*Goal of the exercise*.
Repeat the lines of the data that follow, please, starting at the first and stopping after the one with "import plotly.graph_objects as go".

*Material*.
____________
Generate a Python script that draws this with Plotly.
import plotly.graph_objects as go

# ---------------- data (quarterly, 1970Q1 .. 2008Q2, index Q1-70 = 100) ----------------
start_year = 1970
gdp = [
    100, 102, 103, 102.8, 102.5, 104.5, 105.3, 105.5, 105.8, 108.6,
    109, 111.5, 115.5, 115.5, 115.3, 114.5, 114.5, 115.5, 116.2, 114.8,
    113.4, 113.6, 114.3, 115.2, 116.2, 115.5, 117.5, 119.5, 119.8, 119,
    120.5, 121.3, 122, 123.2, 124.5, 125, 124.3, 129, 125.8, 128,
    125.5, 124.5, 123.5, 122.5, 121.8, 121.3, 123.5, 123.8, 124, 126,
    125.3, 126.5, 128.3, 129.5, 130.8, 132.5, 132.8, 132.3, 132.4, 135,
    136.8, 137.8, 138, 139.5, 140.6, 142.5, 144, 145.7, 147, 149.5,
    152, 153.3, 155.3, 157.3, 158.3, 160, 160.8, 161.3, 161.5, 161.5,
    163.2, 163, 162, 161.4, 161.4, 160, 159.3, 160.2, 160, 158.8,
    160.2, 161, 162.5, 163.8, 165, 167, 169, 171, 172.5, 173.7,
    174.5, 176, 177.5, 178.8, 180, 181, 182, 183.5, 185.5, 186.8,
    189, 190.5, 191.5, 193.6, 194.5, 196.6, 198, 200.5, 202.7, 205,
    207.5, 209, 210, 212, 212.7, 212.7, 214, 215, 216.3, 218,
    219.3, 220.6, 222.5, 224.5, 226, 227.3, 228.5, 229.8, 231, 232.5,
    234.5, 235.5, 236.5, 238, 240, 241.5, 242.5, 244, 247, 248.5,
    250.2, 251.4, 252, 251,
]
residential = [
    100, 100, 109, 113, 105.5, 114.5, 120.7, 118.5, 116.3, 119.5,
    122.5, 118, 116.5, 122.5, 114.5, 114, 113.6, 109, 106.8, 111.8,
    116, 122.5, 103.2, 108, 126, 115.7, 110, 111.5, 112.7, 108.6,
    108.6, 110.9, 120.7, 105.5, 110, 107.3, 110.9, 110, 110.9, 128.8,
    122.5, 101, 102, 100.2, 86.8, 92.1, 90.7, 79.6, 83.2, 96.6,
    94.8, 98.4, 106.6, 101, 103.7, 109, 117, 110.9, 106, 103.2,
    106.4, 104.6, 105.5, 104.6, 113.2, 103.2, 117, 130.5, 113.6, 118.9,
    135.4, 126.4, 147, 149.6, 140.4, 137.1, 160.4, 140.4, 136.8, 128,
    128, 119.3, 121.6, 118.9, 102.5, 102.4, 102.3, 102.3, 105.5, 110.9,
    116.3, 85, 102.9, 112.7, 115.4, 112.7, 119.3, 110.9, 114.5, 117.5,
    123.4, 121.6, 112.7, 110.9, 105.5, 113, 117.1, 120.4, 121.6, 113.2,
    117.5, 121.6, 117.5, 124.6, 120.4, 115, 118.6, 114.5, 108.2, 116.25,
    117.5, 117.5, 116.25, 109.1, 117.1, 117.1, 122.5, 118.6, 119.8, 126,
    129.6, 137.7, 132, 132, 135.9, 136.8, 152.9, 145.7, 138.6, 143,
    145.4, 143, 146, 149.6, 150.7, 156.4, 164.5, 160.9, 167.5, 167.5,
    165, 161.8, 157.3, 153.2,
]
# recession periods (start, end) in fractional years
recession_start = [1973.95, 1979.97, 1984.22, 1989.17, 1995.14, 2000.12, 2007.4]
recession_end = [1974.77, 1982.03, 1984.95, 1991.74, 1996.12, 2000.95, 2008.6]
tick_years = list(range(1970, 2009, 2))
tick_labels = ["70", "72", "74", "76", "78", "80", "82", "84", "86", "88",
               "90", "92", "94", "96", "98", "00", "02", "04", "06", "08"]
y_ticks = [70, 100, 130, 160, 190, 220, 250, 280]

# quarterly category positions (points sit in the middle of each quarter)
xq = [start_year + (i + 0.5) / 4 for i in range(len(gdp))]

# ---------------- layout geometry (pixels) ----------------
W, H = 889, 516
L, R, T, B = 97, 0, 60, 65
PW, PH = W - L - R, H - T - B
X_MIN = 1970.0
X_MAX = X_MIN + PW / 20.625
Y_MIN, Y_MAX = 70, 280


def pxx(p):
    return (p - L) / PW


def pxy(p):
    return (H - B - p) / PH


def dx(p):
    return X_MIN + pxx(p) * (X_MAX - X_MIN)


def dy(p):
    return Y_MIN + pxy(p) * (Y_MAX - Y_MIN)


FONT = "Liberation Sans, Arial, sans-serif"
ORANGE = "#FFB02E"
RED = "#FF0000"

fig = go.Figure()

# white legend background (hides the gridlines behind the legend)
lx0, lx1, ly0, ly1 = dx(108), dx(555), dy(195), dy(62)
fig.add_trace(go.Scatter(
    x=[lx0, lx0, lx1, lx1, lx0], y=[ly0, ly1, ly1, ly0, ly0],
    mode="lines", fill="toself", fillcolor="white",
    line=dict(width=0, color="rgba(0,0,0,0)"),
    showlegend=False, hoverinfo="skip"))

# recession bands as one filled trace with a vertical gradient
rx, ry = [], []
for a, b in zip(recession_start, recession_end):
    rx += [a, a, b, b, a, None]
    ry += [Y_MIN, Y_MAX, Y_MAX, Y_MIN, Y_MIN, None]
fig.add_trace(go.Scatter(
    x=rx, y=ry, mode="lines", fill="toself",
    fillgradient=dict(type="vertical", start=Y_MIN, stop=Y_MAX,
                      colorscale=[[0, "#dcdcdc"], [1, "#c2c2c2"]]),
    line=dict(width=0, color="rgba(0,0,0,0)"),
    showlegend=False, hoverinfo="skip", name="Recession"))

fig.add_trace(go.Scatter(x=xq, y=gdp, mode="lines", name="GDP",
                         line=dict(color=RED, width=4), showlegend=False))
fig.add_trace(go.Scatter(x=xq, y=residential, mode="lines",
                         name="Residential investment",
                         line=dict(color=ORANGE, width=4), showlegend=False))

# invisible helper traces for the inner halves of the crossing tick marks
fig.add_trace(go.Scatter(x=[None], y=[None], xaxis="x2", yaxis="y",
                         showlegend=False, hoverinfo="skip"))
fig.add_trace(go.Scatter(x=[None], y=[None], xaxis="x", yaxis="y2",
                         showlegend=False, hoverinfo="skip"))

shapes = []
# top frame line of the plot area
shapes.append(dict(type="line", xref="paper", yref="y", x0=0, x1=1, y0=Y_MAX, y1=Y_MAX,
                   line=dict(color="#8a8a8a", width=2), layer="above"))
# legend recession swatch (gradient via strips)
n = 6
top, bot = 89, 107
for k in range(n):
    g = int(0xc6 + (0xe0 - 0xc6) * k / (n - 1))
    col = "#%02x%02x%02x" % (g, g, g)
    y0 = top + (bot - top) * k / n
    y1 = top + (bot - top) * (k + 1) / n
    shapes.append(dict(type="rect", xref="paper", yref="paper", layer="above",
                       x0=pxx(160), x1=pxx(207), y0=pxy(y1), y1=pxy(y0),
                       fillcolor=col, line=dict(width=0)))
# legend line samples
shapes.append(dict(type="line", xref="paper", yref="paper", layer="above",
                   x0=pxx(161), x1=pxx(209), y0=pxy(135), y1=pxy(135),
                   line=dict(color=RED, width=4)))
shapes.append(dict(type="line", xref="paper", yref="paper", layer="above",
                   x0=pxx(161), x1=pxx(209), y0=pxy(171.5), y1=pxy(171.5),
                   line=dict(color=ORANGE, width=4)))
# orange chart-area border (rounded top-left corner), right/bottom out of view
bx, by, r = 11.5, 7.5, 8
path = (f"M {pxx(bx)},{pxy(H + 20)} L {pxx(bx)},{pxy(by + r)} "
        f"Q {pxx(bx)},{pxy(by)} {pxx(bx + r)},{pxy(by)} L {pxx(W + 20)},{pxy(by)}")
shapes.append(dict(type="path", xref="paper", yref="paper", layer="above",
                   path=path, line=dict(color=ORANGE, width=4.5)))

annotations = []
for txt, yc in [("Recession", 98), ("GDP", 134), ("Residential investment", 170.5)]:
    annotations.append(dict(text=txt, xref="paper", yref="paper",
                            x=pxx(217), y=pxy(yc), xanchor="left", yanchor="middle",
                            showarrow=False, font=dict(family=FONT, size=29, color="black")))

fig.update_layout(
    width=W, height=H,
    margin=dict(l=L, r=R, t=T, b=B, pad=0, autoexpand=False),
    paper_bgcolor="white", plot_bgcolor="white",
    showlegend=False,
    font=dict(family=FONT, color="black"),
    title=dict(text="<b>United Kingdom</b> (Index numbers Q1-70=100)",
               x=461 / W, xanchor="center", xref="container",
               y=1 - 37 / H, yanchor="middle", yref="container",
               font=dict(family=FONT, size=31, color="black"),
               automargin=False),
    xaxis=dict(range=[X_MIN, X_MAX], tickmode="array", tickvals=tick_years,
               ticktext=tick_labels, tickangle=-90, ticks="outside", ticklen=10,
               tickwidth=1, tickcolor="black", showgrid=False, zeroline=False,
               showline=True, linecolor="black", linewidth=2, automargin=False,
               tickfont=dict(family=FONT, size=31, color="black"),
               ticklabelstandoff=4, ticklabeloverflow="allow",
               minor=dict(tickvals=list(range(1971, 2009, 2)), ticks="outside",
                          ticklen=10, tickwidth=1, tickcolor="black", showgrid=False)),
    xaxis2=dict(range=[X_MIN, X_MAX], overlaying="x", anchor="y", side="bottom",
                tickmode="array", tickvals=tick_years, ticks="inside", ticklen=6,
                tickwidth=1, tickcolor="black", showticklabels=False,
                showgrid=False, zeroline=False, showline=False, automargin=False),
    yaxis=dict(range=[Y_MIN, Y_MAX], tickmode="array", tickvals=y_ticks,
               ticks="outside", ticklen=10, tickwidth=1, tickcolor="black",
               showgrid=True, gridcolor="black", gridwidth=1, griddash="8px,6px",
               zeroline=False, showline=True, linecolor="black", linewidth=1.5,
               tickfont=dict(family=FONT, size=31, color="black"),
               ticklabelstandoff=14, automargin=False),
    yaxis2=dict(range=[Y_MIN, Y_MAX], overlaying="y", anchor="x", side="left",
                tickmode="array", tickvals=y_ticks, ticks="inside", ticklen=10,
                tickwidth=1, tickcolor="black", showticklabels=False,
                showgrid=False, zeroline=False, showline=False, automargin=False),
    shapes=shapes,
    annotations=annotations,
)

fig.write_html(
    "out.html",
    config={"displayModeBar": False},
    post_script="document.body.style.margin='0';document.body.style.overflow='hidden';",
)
____________
*Full response*.
Generate a Python script that draws this with Plotly.
import plotly.graph_objects as go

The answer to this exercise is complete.